UNESCO becomes a Launchpad for sustainable information keeping
The term “big data”, encompasses data that cannot be collected, stored, or processed using conventional tools because of its size and complexity.
It has been estimated that Internet users generate about 2.5 quintillion bytes of data each day and that it would take a person approximately 181 million years to download all the data from the internet, taking into consideration that almost 90% of today’s data was generated in the past two years.
This large influx of data presents a challenge in ensuring that the right information is preserved in a sustainable way. The priority of industries worldwide has become to keep abreast with changes presented by the 4th industrial revolution which is characterized by automation and the interconnectedness between the physical, digital and biological spheres is occurring at a fast rate.. In doing so they have not considered sustainable preservation practices needed to ensure that important information that maintains legacies and inheritances for aspects such as our identity as Africans, is not lost.
With the above being considered, UNESCO hosted the preliminary work on the development of a framework of indicators to guide national policies or strategies for long-term information preservation. This took place in Dakar, Senegal, which gathered 40 experts from 13 African countries, at the invitation of UNESCO's Multisectoral Regional Bureau for West Africa-Sahel. As part of these 40 experts, my role was to propose indicators that would serve as information preservation framework guidelines for institutions such as libraries, universities, and institutions responsible for providing data and information. This will ensure that information of high importance, especially in our African continent is preserved for generations to come.
This framework may not be prescriptive in nature, but serves as a guideline for institutions to adopt to ensure that information is preserved in a sustainable way. The Deputy Secretary-General of the Government, Mr Alyoune Badara Diop started the event of with emphasizing that "that there is an urgent need for sustained action to preserve the documentary and digital heritage of African countries, while guaranteeing access to information in order to promote sustainable development".

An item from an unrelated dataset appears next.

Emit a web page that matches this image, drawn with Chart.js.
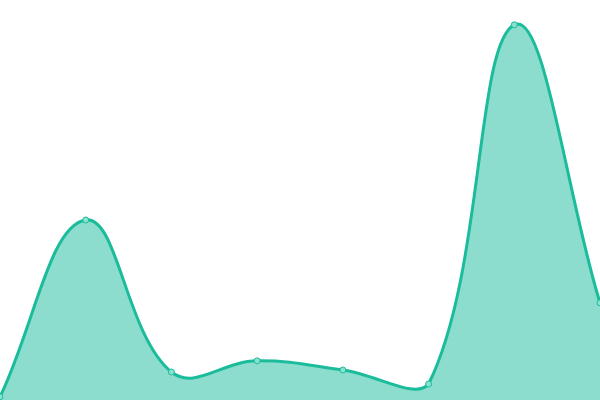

The 40 experts looked at the relevance of each indicator, drawing from their experiences as librarians, archivists, and data collection experts. Considering that 13 countries were represented, this was sufficient to bring different perspectives and experiences to the idea of finding sustainable ways to conserve important information. It also brought in the question of a rather neglected yet pivotal arm of information preservation, which is having actual physical books that are accessible to the public.
Considering the nature of online data, hacking, power failures, and the general issue of infrastructure in most African countries, our written work is important. In certain communities, it is not easy to access the internet as many people believe. Therefore, indicators to build a framework for sustainable information preservation include ensuring that states continue to fund local libraries, and have a sustainable means of ensuring that books are protected from fire hazards as well as wear and tear.
There are concerns with the nature of online data, as well as software used to access it. Considering the informal nature of “big data”. It is a constant concern for scholars in terms of how this can be incorporated in formal environments. The rapid change brought by the 4th industrial revolution poses a challenge for information institutions especially in the public sector. The changes require financial means as well as adaptability of software to access new information and the right tools to access and store information. In Africa challenges of financing and being able to tap into the 4th industrial revolution, pose a major challenge and threat to information preservation.
Data comes in various forms, and is also pivotal in that once it is analysed, it can be used as a term of reference for various industries and practices. Therefore, it is important to preserve data in a sustainable way, so that it can serve us.
The views and opinions expressed in this piece are those of the author and do not necessarily reflect the views of The Best of Africa.